Free Movie Scripts: Where to Find Them, How to Learn from Them…
Free movie scripts are available all over the internet and are extremely valuable tools for the aspiring screen writer. Reading scripts help the screenwriter learn to see screenplays through an objective lens. If a writer can spot what works (or what doesn’t work) in a stranger’s screenplay, they will gain insight into their own work.
But free movie scripts aren’t as easy to come by as one might think. To find the best material, you need to know where to look, and you need to know what to look for.
I’ll address the ‘what to look for’ first. Many screenwriters believe that they can only learn from the pros. The only scripts worth reading have already been made into movies, or are currently in production.
But this isn’t true! Expand your search to include scripts written by peers, early drafts of favorite movies, and complete and utter flops.
You’ll then have a much wider library of free movie scripts to choose from, and ultimately, your writing will improve much more quickly than if you just read the masters.
That’s not to say that expertly written scripts aren’t good to read – they definitely are. Frustratingly, though, as with a lot of awesome stuff in life, these scripts are not usually going to be free.
How to Read Free Movie Scripts
1) Write as You Read: Document the plot as it develops. Make note of every single story beat, and whether the hero gets closer or further from their goal in every scene.
Over time, you’ll develop a second nature for story. You’ll be able to anticipate story beats, and learn to incorporate surprise and avoid over-used or ineffective beats in your own screenplay.
2) Keep Track of Scene Length: This is tedious, so you don’t need to write down the length of every scene, but just keep it in mind as you read. Do you feel the writer creating momentum as you read? Check out how long each scene in a sequence is.
Do you feel the script dragging? Chances are you’re in the middle of a series of too-long scenes. When does an action script take a breath with a slow, emotional scene? When does it amp up the action? Same with comedy – – Where do they speed the comedy up, and when do they tone it back?
This exercise will train you to understand the unique pacing and flow of good screenplays, which you’ll be able to mimic in your own work.
3) Track Conflict: In every scene you read, ask yourself “Who is fighting for what?” Not literally physical altercations – – but conflict. In great, commercial screenplays, the majority of the scenes will feature the hero fighting for what he wants.
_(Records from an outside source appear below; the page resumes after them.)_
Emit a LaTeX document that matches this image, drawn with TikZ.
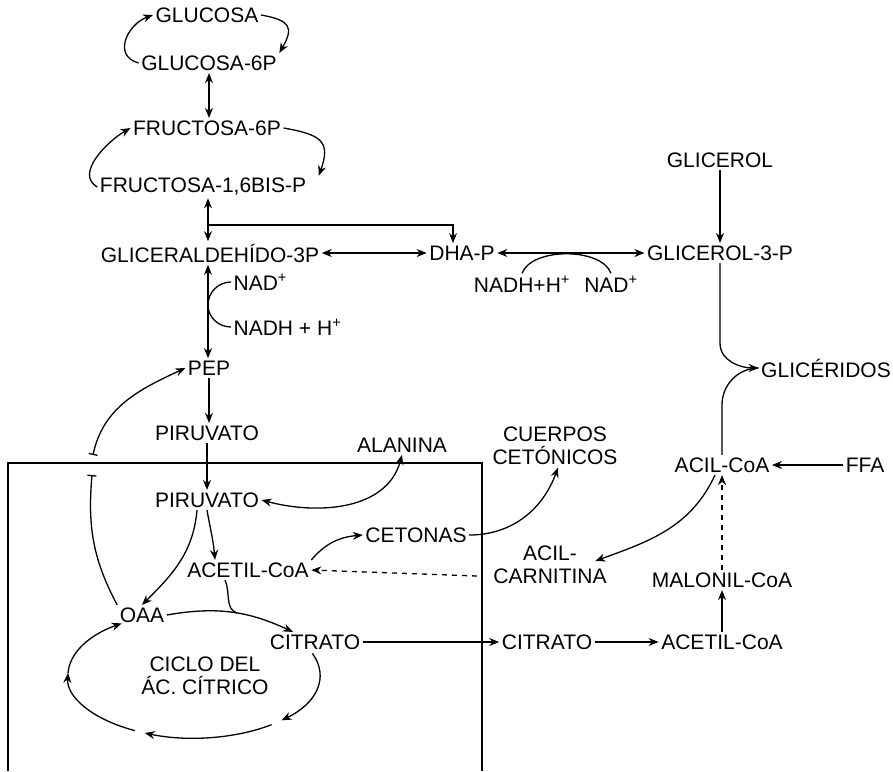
\documentclass[tikz,border=0pt]{standalone}
\usepackage{fontspec}
\setmainfont{Liberation Sans}
\usetikzlibrary{arrows.meta,calc}
\begin{document}
\begin{tikzpicture}[x=1pt, y=1pt, >={Stealth[length=10pt,width=8pt]}, line width=1.3pt,
    inner sep=2pt, font=\fontsize{21}{23}\selectfont]
\useasboundingbox (0,0) rectangle (893,-771);
% hexosas
\node (glc) at (207,-15) {GLUCOSA};
\node (g6p) at (209,-63) {GLUCOSA-6P};
\node (f6p) at (207,-128) {FRUCTOSA-6P};
\node (fbp) at (203,-187) {FRUCTOSA-1,6BIS-P};
\draw[->] (g6p.west) to[out=165,in=200,looseness=1.4] (glc.west);
\draw[->] (glc.east) to[out=-10,in=60,looseness=1.8] (g6p.north east);
\draw[<->] (g6p.south) -- (g6p.south |- f6p.north);
\draw[->] (fbp.west) to[out=150,in=210] (f6p.west);
\draw[->] (f6p.east) to[out=-10,in=70,looseness=1.6] ([xshift=10pt]fbp.north east);
% triosas
\node (gap) at (210,-253) {GLICERALDEH\'IDO-3P};
\node (dhap) at (462,-253) {DHA-P};
\node (g3p) at (720,-253) {GLICEROL-3-P};
\node (gol) at (720,-160) {GLICEROL};
\node (nadhA) at (522,-284) {NADH+H\textsuperscript{+}};
\node (nadA) at (611,-284) {NAD\textsuperscript{+}};
\coordinate (jn) at (208,-225);
\draw[->] (jn) -- (jn |- fbp.south);
\draw[->] (jn) -- (jn |- gap.north);
\draw[->] (jn) -| ([xshift=-9pt]dhap.north);
\draw[<->] (gap) -- (dhap);
\draw[<->] (dhap) -- (g3p);
\draw (nadhA.north) to[out=70,in=110,looseness=0.8] (nadA.north);
\draw[->] (gol) -- (g3p);
% glucolisis
\node[right] (nad) at (231,-282) {NAD\textsuperscript{+}};
\node[right] (nadh) at (231,-327) {NADH + H\textsuperscript{+}};
\node (pep) at (209,-368) {PEP};
\node (pyr1) at (207,-433) {PIRUVATO};
\node (pyr2) at (207,-500) {PIRUVATO};
\coordinate (nadtouch) at (208,-305);
\draw[<->] (jn |- gap.south) -- (jn |- pep.north);
\draw (nad.west) to[out=180,in=90] (nadtouch) to[out=-90,in=180] (nadh.west);
\draw[->] (pep.south) -- (pep.south |- pyr1.north);
\draw[->] (pyr1) -- (pyr2);
% mitocondria
\draw (8,-771) |- (482,-463) -- (482,-771);
\node (ala) at (402,-445) {ALANINA};
\node[align=center] (cb) at (555,-446) {CUERPOS\\CET\'ONICOS};
\node (ket) at (416,-535) {CETONAS};
\node (aca1) at (248,-570) {ACETIL-CoA};
\node (oaa) at (142,-615) {OAA};
\node (cit1) at (315,-642) {CITRATO};
\node[align=center] (ciclo) at (205,-676) {CICLO DEL\\\'AC. C\'ITRICO};
\draw[<->] (pyr2.east) to[out=-15,in=-105] (ala.south);
\draw[->] (pyr2.south) to[out=-80,in=95] ([xshift=-33pt]aca1.north);
\draw[->] ([xshift=-10pt]pyr2.south) to[out=-95,in=45] (oaa.north);
\draw[->] (aca1.north east) to[out=50,in=185] (ket.west);
\draw[->] (ket.east) to[out=0,in=-110] ([xshift=3pt]cb.south);
\draw[->] (oaa.east) to[out=10,in=155] coordinate[pos=0.55] (mix) ([xshift=-22pt]cit1.north);
\draw ([xshift=-23pt]aca1.south) to[out=-65,in=160] (mix);
\coordinate (mt1) at (92,-475);
\coordinate (mt2) at (93,-455);
\draw[-{Bar[width=9pt]}] (oaa.north west) to[out=118,in=-95] (mt1);
\draw[{Bar[width=9pt]}->] (mt2) to[out=78,in=205] (pep.west);
% ciclo de krebs
\coordinate (cyc) at (194,-675);
\draw[->] ($(cyc)+(20:126 and 63)$) arc[start angle=20, end angle=-46, x radius=126, y radius=63];
\draw[->] ($(cyc)+(-52:126 and 63)$) arc[start angle=-52, end angle=-113, x radius=126, y radius=63];
\draw[->] ($(cyc)+(-118:126 and 63)$) arc[start angle=-118, end angle=-182, x radius=126, y radius=63];
\draw[->] ($(cyc)+(178:126 and 63)$) arc[start angle=178, end angle=125, x radius=126, y radius=63];
% lipidos
\node (glid) at (826,-368) {GLIC\'ERIDOS};
\node (acyl) at (722,-465) {ACIL-CoA};
\node (ffa) at (865,-465) {FFA};
\node[align=center] (acar) at (550,-565) {ACIL-\\CARNITINA};
\node (mal) at (722,-580) {MALONIL-CoA};
\node (aca2) at (722,-642) {ACETIL-CoA};
\node (cit2) at (547,-642) {CITRATO};
\draw[->] (g3p.south) -- ++(0,-80) to[out=-90,in=180] (glid.west);
\draw (acyl.north) -- ++(0,50) to[out=90,in=180] (glid.west);
\draw[->] (ffa) -- (acyl);
\draw[->, dash pattern=on 5pt off 5pt] (mal) -- (acyl);
\draw[->] (aca2) -- (mal);
\draw[->] (cit2) -- (aca2);
\draw[->] (cit1) -- (cit2);
\draw[->] ([xshift=-7pt]acyl.south) to[out=-115,in=20] ($(acar.east)+(-14,4)$);
\draw[->, dash pattern=on 5pt off 5pt] ($(acar.west)+(-14,-11)$) -- (aca1.east);
\end{tikzpicture}
\end{document}
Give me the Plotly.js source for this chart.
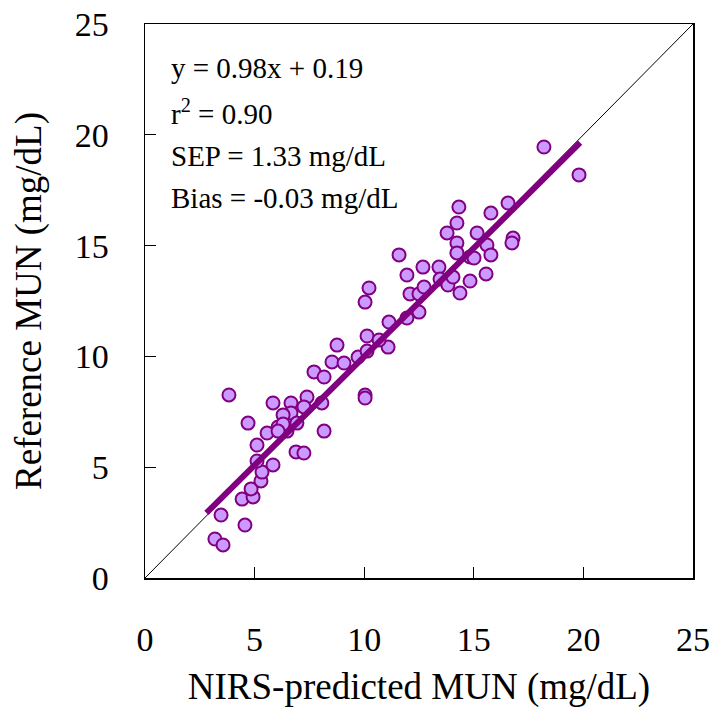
<!DOCTYPE html>
<html>
<head>
<meta charset="utf-8">
<script src="https://cdn.plot.ly/plotly-3.0.1.min.js"></script>
<style>html,body{margin:0;padding:0;background:#fff;}#chart{width:710px;height:720px;}</style>
</head>
<body>
<div id="chart"></div>
<script>
// NIRS-predicted MUN (x) vs reference MUN (y), mg/dL
const predicted = [3.19,3.56,3.47,4.56,4.43,4.93,4.84,5.29,5.34,5.11,5.84,5.11,6.89,7.25,4.70,3.83,5.84,6.66,6.66,6.30,6.07,5.57,6.48,6.30,6.07,6.93,7.39,7.25,8.07,8.17,7.71,8.17,8.53,8.76,9.08,9.72,10.13,11.09,10.04,10.04,10.13,10.68,11.13,11.95,12.50,10.04,10.22,12.09,12.50,12.73,11.95,12.68,13.41,13.46,13.82,14.05,14.37,14.83,15.56,11.59,14.23,14.23,14.83,15.01,15.60,15.78,13.78,15.15,14.23,14.32,15.78,16.56,16.79,16.74,18.20,19.80];
const reference = [1.76,1.49,2.84,2.39,3.56,3.66,4.02,4.38,4.78,5.28,5.10,6.00,5.69,5.64,6.99,8.26,7.90,7.90,7.45,7.36,6.81,6.54,6.63,6.95,6.63,6.99,8.17,7.72,7.90,6.63,9.30,9.07,9.75,10.51,9.70,9.97,10.24,10.42,8.26,8.12,10.92,10.74,11.55,11.73,12.00,12.45,13.09,12.82,12.82,13.13,13.67,14.03,14.03,13.49,13.22,13.58,12.86,13.40,13.72,14.58,15.12,14.67,14.49,14.44,15.03,14.58,15.57,15.57,16.02,16.74,16.47,16.92,15.34,15.12,19.45,18.19];
const slope = 0.98, intercept = 0.19;
const fitX = [2.8, 19.85];
const identity = [0, 25];
const statLines = ["y = 0.98x + 0.19", "r<sup>2</sup> = 0.90", "SEP = 1.33 mg/dL", "Bias = -0.03 mg/dL"];
const tickVals = [0, 5, 10, 15, 20, 25];

const fitY = fitX.map(v => slope * v + intercept);
const FONT = "Liberation Serif, 'Times New Roman', Times, serif";

const traces = [
  {x: identity, y: identity, mode: 'lines', line: {color: '#000', width: 1}, hoverinfo: 'skip'},
  {x: predicted, y: reference, mode: 'markers',
   marker: {size: 13, color: '#cc99ff', line: {color: '#800080', width: 2}}},
  {x: fitX, y: fitY, mode: 'lines', line: {color: '#800080', width: 6}}
];

const statY = [0.921, 0.841, 0.762, 0.686];
const annotations = statLines.map((t, i) => ({
  xref: 'paper', yref: 'paper', x: 0.043, y: statY[i], xanchor: 'left', yanchor: 'middle',
  text: t, showarrow: false, font: {family: FONT, size: 29, color: '#000'}
}));

const axisCommon = {
  range: [0, 25], tickvals: tickVals, ticks: 'inside', ticklen: 11, tickwidth: 1, tickcolor: '#000',
  showline: true, linecolor: '#000', linewidth: 1.5, mirror: true, showgrid: false, zeroline: false,
  tickfont: {family: FONT, size: 34, color: '#000'}, fixedrange: true
};

const layout = {
  width: 710, height: 720,
  margin: {l: 145, r: 17, t: 24, b: 142},
  paper_bgcolor: '#fff', plot_bgcolor: '#fff',
  showlegend: false,
  font: {family: FONT, color: '#000'},
  xaxis: Object.assign({}, axisCommon, {
    ticklabelstandoff: 31,
    title: {text: 'NIRS-predicted MUN (mg/dL)', font: {family: FONT, size: 37, color: '#000'}, standoff: 16}
  }),
  yaxis: Object.assign({}, axisCommon, {
    ticklabelstandoff: 28,
    title: {text: 'Reference MUN (mg/dL)', font: {family: FONT, size: 37, color: '#000'}, standoff: 22}
  }),
  annotations: annotations
};

Plotly.newPlot('chart', traces, layout, {staticPlot: true, displayModeBar: false});
</script>
</body>
</html>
Ask yourself how each scene desire contributes to the hero’s overall desire, and pay careful attention to the different ways conflict can be portrayed on the page.
This will help you remember the importance of conflict and tension in your script.
4) Look for Cause and Effect: As you read each successive scene, ask yourself if that scene develops naturally from the preceding scene. The script’s scenes and sequences should form a puzzle, wherein if one scene is moved, the film is incomplete.
This interconnectivity is created by a strong understanding of cause and effect. In great screenplays, things don’t happen because the writer needs them to happen, they happen because they’re the only logical next story step.
Where to Find Free Movie Scripts…
Below you’ll find a comprehensive list of the best places online for you to find free movie scripts, along with a brief review and description of the site. Check it out, and get reading! Your screenplays will thank you…
1) http://www.simplyscripts.com This is the premier place for free screepnlays online. They have a huge database of movie scripts, TV scripts, unproduced scripts – – everything you need to get going. Plus, the database is organized A-Z for extremely easy navigation.
2) http://scriptshadow.blogspot.com/ Another great place to start. This site offers reviews of professional (and sometimes amateur) screenplays. The writer, Carson Reeves, offers lessons learned from each screenplay, and his deep-reading techniques and analysis are definitely useful.
3) http://www.imsdb.com/ Offers lots of recent movie scripts, along with plenty of classics. One drawback – this site is kind of spammy. Tons of pop up ads, talking ads, and generally stuff that annoys me. It’s all worth it, but mute your sound before visiting.
4) http://www.thescriptsource.net The Script Source has plenty of classics available, but the library here isn’t nearly as comprehensive is at is at some of the other sites on this list.
5) http://eshawcomedy.wordpress.com/ There aren’t a lot of free movie scripts offered here, but it’s a great site if you want to learn the intricacies of network sitcom writing. Blogger E Shaw breaks down all of the most popular shows, beat by beat. Great place to learn the value of reading scripts, and gain some invaluable info on TV writing while you’re at it. Plus, there’s a great “script swap” available with E Shaw himself. You read his script, he’ll read yours.